O decano Gilmar Mendes propôs que o artigo 19 seja aplicado apenas em situações específicas, como crimes contra a honra e conteúdos jornalísticos. Para o ministro, a análise nesses casos deve ficar a cargo do Judiciário. O magistrado também defendeu que as plataformas devem desenvolver mecanismos técnicos para estender decisões de remoção de conteúdo, sejam elas por ordem judicial, sejam por notificação privada.
Divergência
Já André Mendonça foi o único que, até agora, divergiu. Para o magistrado, as plataformas só poderão responder a ações judiciais se descumprirem deveres procedimentais previstos em lei.
"Não se pretende defender a irresponsabilidade das plataformas. O que se busca é, em defesa da liberdade de expressão, condicionar essa responsabilização por discurso de terceiro apenas aos casos em que verificado o descumprimento de um dever procedimental, apto a demonstrar que não atuou com a devida diligência", ressaltou.
O ministro também disse que o debate não deve ficar a cargo do Judiciário. "Penso que, ao assumir maior protagonismo em questões que deveriam ser objeto de deliberação pelo Congresso Nacional, o Poder Judiciário acaba contribuindo, ainda que não intencionalmente, para a agudização da sensação de desconfiança hoje verificada em parcela significativa da sociedade. É preciso quebrar esse ciclo vicioso", defendeu.

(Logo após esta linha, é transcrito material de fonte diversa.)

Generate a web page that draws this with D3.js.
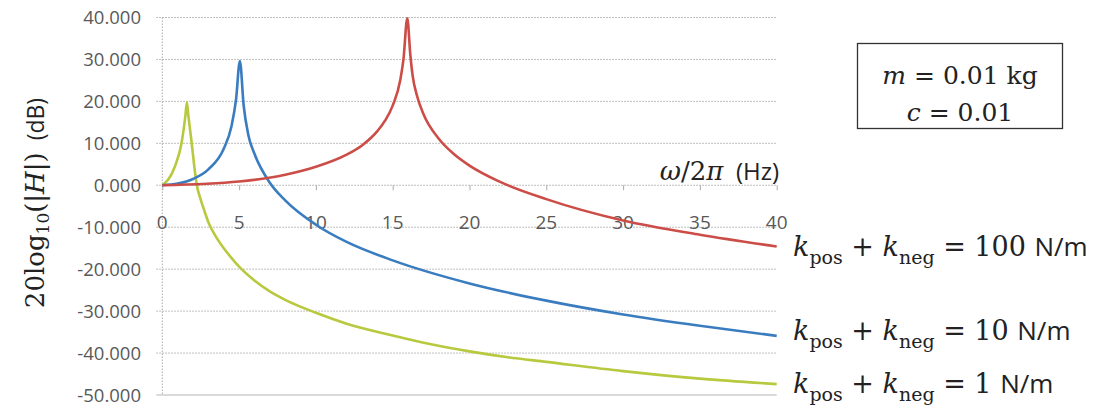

O que disseram os ministros
Luiz Fux — “Considera-se evidentemente ilícito o conteúdo gerado por terceiro que veicule discurso de ódio, racismo, pedofilia, incitação à violência, apologia à abolição violenta do Estado Democrático de Direito e apologia de golpe de Estado.”
Dias Toffoli — “Os provedores de aplicações de internet devem atuar de forma responsável, transparente e cautelosa, a fim de assegurar um ambiente digital seguro, previsível e confiável.”
Luís Roberto Barroso — “Existem muitas situações em que a exigência de ordem judicial acarreta a proteção insuficiente de direitos que precisamos proteger, como o direito à vida, à integridade física, à saúde pública e à estabilidade democrática.”
Flávio Dino — "As redes sociais não aproximaram a humanidade daquilo que ela tem de melhor.”
Cristiano Zanin — "Essa liberdade de expressão pode estar sendo mal utilizada para atacar o Estado de Direito, a incolumidade física das pessoas, inclusive crianças e adolescentes."
Gilmar Mendes — “Regular plataformas digitais é proteger direitos, inclusive, a liberdade de expressão, não a restringir."
André Mendonça — “Não é possível responsabilizar plataformas sem prévia determinação judicial quando se está diante de manifestação de opinião ou de pensamento.”
O PLACAR
Até esta quarta-feira, havia seis votos para ampliar, de diferentes modos, a responsabilização das redes sociais; e um divergente
>> Manter exigência de ordem judicial para remover qualquer conteúdo – 1 voto (André Mendonça)
>> Manter exigência de ordem judicial só para crimes contra a honra – 4 votos (Luís Roberto Barroso, Flávio Dino, Cristiano Zanin e Gilmar Mendes)
>> Derrubar totalmente a exigência de ordem judicial – 2 votos (Dias Toffoli e Luiz Fux)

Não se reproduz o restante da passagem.